**Material**
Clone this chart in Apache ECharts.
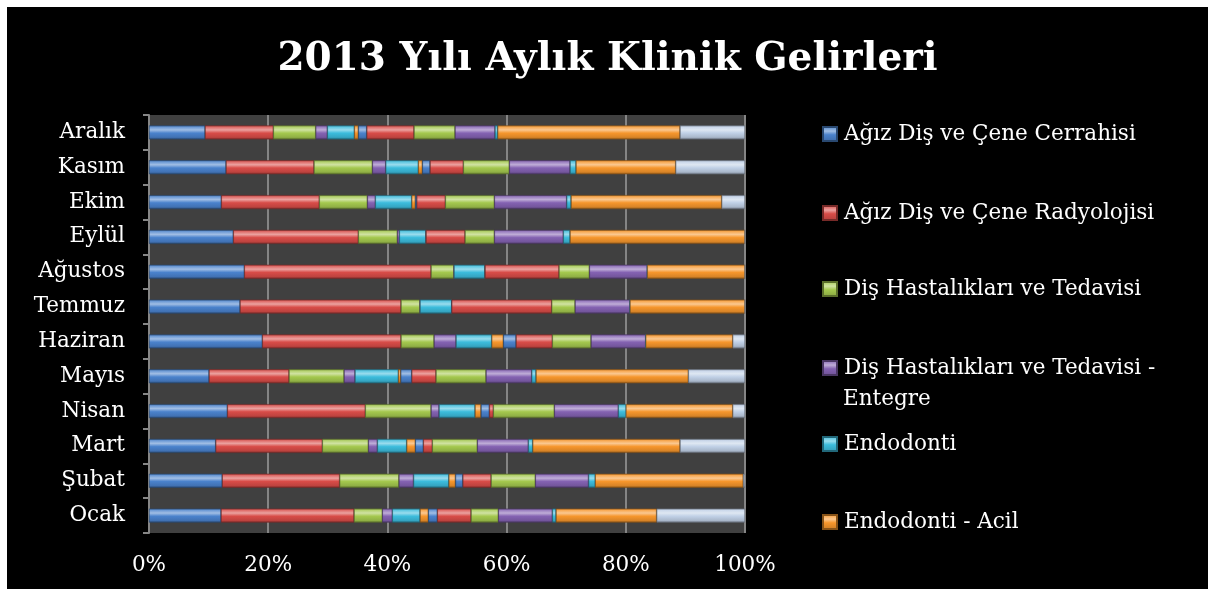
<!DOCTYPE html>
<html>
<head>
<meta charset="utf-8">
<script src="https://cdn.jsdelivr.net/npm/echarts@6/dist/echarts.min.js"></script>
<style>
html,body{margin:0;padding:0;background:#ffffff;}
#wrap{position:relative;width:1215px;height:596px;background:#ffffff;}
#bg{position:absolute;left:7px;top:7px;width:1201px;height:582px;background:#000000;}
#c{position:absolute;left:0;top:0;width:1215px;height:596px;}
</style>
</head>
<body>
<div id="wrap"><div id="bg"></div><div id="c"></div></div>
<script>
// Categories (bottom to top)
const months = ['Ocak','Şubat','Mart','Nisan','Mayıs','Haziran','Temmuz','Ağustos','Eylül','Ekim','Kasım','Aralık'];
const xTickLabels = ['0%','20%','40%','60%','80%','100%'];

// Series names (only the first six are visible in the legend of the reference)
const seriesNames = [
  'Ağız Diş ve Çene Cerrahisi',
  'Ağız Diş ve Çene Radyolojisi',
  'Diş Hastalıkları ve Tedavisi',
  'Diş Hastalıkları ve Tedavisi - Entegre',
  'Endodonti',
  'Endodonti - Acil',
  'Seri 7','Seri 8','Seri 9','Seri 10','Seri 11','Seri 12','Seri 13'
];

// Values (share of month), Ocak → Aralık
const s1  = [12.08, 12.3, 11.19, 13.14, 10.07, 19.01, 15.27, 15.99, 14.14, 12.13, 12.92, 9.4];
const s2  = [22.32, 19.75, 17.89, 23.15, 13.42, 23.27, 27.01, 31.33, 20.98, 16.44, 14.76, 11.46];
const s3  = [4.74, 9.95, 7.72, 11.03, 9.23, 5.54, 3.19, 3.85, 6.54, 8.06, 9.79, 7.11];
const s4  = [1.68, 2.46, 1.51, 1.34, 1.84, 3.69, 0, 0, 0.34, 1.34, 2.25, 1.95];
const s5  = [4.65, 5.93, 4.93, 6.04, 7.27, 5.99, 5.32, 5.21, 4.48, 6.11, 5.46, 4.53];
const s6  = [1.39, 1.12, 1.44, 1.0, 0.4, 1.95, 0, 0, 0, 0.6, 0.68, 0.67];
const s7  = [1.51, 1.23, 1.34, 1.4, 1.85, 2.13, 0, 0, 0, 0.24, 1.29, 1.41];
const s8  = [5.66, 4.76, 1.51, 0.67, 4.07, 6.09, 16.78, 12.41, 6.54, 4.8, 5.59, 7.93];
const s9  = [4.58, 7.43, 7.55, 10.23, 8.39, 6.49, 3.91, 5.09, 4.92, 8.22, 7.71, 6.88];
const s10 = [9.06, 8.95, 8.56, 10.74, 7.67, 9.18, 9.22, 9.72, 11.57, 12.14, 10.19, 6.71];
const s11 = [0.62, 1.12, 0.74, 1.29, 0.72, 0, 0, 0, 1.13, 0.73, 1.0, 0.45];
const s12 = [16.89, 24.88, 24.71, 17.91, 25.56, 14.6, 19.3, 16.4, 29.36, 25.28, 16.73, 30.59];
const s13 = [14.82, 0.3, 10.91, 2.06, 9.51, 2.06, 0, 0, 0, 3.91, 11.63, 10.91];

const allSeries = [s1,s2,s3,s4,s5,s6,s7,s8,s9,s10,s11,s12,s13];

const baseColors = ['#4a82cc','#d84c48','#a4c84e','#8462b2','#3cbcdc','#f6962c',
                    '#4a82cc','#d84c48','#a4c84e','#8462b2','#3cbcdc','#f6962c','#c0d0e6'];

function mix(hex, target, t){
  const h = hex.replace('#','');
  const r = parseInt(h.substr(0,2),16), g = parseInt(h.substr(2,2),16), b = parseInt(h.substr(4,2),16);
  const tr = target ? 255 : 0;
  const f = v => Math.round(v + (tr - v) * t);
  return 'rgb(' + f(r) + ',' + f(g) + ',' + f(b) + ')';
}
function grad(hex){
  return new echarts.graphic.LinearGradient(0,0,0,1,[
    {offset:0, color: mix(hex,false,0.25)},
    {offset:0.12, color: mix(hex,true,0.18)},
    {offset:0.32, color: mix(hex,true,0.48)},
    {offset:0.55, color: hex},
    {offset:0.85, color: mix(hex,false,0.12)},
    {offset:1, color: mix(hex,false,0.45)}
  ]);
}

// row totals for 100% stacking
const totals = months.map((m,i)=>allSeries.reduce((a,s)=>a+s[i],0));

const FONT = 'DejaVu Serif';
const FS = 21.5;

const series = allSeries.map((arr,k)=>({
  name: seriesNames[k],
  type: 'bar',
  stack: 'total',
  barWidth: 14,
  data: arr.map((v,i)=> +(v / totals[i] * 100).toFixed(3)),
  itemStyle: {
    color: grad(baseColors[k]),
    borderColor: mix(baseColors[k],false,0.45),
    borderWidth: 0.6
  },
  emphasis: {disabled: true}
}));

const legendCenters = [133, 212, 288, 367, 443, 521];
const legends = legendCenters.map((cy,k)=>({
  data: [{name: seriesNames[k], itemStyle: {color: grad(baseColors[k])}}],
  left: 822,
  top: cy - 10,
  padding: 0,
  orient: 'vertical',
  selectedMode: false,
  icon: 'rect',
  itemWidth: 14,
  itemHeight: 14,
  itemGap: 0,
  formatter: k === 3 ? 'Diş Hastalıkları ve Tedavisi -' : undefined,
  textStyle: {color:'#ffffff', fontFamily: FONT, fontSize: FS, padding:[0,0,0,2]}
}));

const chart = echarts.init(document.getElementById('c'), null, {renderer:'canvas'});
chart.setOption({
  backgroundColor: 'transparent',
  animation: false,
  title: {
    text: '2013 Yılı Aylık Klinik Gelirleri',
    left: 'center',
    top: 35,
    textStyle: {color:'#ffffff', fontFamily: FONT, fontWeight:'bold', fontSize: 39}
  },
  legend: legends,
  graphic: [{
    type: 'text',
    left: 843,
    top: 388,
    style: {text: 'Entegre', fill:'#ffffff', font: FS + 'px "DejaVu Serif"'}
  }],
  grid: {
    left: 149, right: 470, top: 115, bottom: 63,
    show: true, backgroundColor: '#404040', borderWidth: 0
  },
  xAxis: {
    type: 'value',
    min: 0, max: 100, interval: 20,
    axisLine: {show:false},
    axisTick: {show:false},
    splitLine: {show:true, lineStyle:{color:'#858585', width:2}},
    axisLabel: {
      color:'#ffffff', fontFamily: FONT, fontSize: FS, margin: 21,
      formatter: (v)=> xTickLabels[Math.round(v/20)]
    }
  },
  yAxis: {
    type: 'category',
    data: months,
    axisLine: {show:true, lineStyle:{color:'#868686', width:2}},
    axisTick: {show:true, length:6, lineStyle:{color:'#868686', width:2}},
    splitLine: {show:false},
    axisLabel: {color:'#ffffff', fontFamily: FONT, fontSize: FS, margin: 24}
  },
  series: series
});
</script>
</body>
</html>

**Given task**
Output the data exactly. Pictures don't belong in the result.

**Answer for this exercise**
Clone this chart in Apache ECharts.
<!DOCTYPE html>
<html>
<head>
<meta charset="utf-8">
<script src="https://cdn.jsdelivr.net/npm/echarts@6/dist/echarts.min.js"></script>
<style>
html,body{margin:0;padding:0;background:#ffffff;}
#wrap{position:relative;width:1215px;height:596px;background:#ffffff;}
#bg{position:absolute;left:7px;top:7px;width:1201px;height:582px;background:#000000;}
#c{position:absolute;left:0;top:0;width:1215px;height:596px;}
</style>
</head>
<body>
<div id="wrap"><div id="bg"></div><div id="c"></div></div>
<script>
// Categories (bottom to top)
const months = ['Ocak','Şubat','Mart','Nisan','Mayıs','Haziran','Temmuz','Ağustos','Eylül','Ekim','Kasım','Aralık'];
const xTickLabels = ['0%','20%','40%','60%','80%','100%'];

// Series names (only the first six are visible in the legend of the reference)
const seriesNames = [
  'Ağız Diş ve Çene Cerrahisi',
  'Ağız Diş ve Çene Radyolojisi',
  'Diş Hastalıkları ve Tedavisi',
  'Diş Hastalıkları ve Tedavisi - Entegre',
  'Endodonti',
  'Endodonti - Acil',
  'Seri 7','Seri 8','Seri 9','Seri 10','Seri 11','Seri 12','Seri 13'
];

// Values (share of month), Ocak → Aralık
const s1  = [12.08, 12.3, 11.19, 13.14, 10.07, 19.01, 15.27, 15.99, 14.14, 12.13, 12.92, 9.4];
const s2  = [22.32, 19.75, 17.89, 23.15, 13.42, 23.27, 27.01, 31.33, 20.98, 16.44, 14.76, 11.46];
const s3  = [4.74, 9.95, 7.72, 11.03, 9.23, 5.54, 3.19, 3.85, 6.54, 8.06, 9.79, 7.11];
const s4  = [1.68, 2.46, 1.51, 1.34, 1.84, 3.69, 0, 0, 0.34, 1.34, 2.25, 1.95];
const s5  = [4.65, 5.93, 4.93, 6.04, 7.27, 5.99, 5.32, 5.21, 4.48, 6.11, 5.46, 4.53];
const s6  = [1.39, 1.12, 1.44, 1.0, 0.4, 1.95, 0, 0, 0, 0.6, 0.68, 0.67];
const s7  = [1.51, 1.23, 1.34, 1.4, 1.85, 2.13, 0, 0, 0, 0.24, 1.29, 1.41];
const s8  = [5.66, 4.76, 1.51, 0.67, 4.07, 6.09, 16.78, 12.41, 6.54, 4.8, 5.59, 7.93];
const s9  = [4.58, 7.43, 7.55, 10.23, 8.39, 6.49, 3.91, 5.09, 4.92, 8.22, 7.71, 6.88];
const s10 = [9.06, 8.95, 8.56, 10.74, 7.67, 9.18, 9.22, 9.72, 11.57, 12.14, 10.19, 6.71];
const s11 = [0.62, 1.12, 0.74, 1.29, 0.72, 0, 0, 0, 1.13, 0.73, 1.0, 0.45];
const s12 = [16.89, 24.88, 24.71, 17.91, 25.56, 14.6, 19.3, 16.4, 29.36, 25.28, 16.73, 30.59];
const s13 = [14.82, 0.3, 10.91, 2.06, 9.51, 2.06, 0, 0, 0, 3.91, 11.63, 10.91];

const allSeries = [s1,s2,s3,s4,s5,s6,s7,s8,s9,s10,s11,s12,s13];

const baseColors = ['#4a82cc','#d84c48','#a4c84e','#8462b2','#3cbcdc','#f6962c',
                    '#4a82cc','#d84c48','#a4c84e','#8462b2','#3cbcdc','#f6962c','#c0d0e6'];

function mix(hex, target, t){
  const h = hex.replace('#','');
  const r = parseInt(h.substr(0,2),16), g = parseInt(h.substr(2,2),16), b = parseInt(h.substr(4,2),16);
  const tr = target ? 255 : 0;
  const f = v => Math.round(v + (tr - v) * t);
  return 'rgb(' + f(r) + ',' + f(g) + ',' + f(b) + ')';
}
function grad(hex){
  return new echarts.graphic.LinearGradient(0,0,0,1,[
    {offset:0, color: mix(hex,false,0.25)},
    {offset:0.12, color: mix(hex,true,0.18)},
    {offset:0.32, color: mix(hex,true,0.48)},
    {offset:0.55, color: hex},
    {offset:0.85, color: mix(hex,false,0.12)},
    {offset:1, color: mix(hex,false,0.45)}
  ]);
}

// row totals for 100% stacking
const totals = months.map((m,i)=>allSeries.reduce((a,s)=>a+s[i],0));

const FONT = 'DejaVu Serif';
const FS = 21.5;

const series = allSeries.map((arr,k)=>({
  name: seriesNames[k],
  type: 'bar',
  stack: 'total',
  barWidth: 14,
  data: arr.map((v,i)=> +(v / totals[i] * 100).toFixed(3)),
  itemStyle: {
    color: grad(baseColors[k]),
    borderColor: mix(baseColors[k],false,0.45),
    borderWidth: 0.6
  },
  emphasis: {disabled: true}
}));

const legendCenters = [133, 212, 288, 367, 443, 521];
const legends = legendCenters.map((cy,k)=>({
  data: [{name: seriesNames[k], itemStyle: {color: grad(baseColors[k])}}],
  left: 822,
  top: cy - 10,
  padding: 0,
  orient: 'vertical',
  selectedMode: false,
  icon: 'rect',
  itemWidth: 14,
  itemHeight: 14,
  itemGap: 0,
  formatter: k === 3 ? 'Diş Hastalıkları ve Tedavisi -' : undefined,
  textStyle: {color:'#ffffff', fontFamily: FONT, fontSize: FS, padding:[0,0,0,2]}
}));

const chart = echarts.init(document.getElementById('c'), null, {renderer:'canvas'});
chart.setOption({
  backgroundColor: 'transparent',
  animation: false,
  title: {
    text: '2013 Yılı Aylık Klinik Gelirleri',
    left: 'center',
    top: 35,
    textStyle: {color:'#ffffff', fontFamily: FONT, fontWeight:'bold', fontSize: 39}
  },
  legend: legends,
  graphic: [{
    type: 'text',
    left: 843,
    top: 388,
    style: {text: 'Entegre', fill:'#ffffff', font: FS + 'px "DejaVu Serif"'}
  }],
  grid: {
    left: 149, right: 470, top: 115, bottom: 63,
    show: true, backgroundColor: '#404040', borderWidth: 0
  },
  xAxis: {
    type: 'value',
    min: 0, max: 100, interval: 20,
    axisLine: {show:false},
    axisTick: {show:false},
    splitLine: {show:true, lineStyle:{color:'#858585', width:2}},
    axisLabel: {
      color:'#ffffff', fontFamily: FONT, fontSize: FS, margin: 21,
      formatter: (v)=> xTickLabels[Math.round(v/20)]
    }
  },
  yAxis: {
    type: 'category',
    data: months,
    axisLine: {show:true, lineStyle:{color:'#868686', width:2}},
    axisTick: {show:true, length:6, lineStyle:{color:'#868686', width:2}},
    splitLine: {show:false},
    axisLabel: {color:'#ffffff', fontFamily: FONT, fontSize: FS, margin: 24}
  },
  series: series
});
</script>
</body>
</html>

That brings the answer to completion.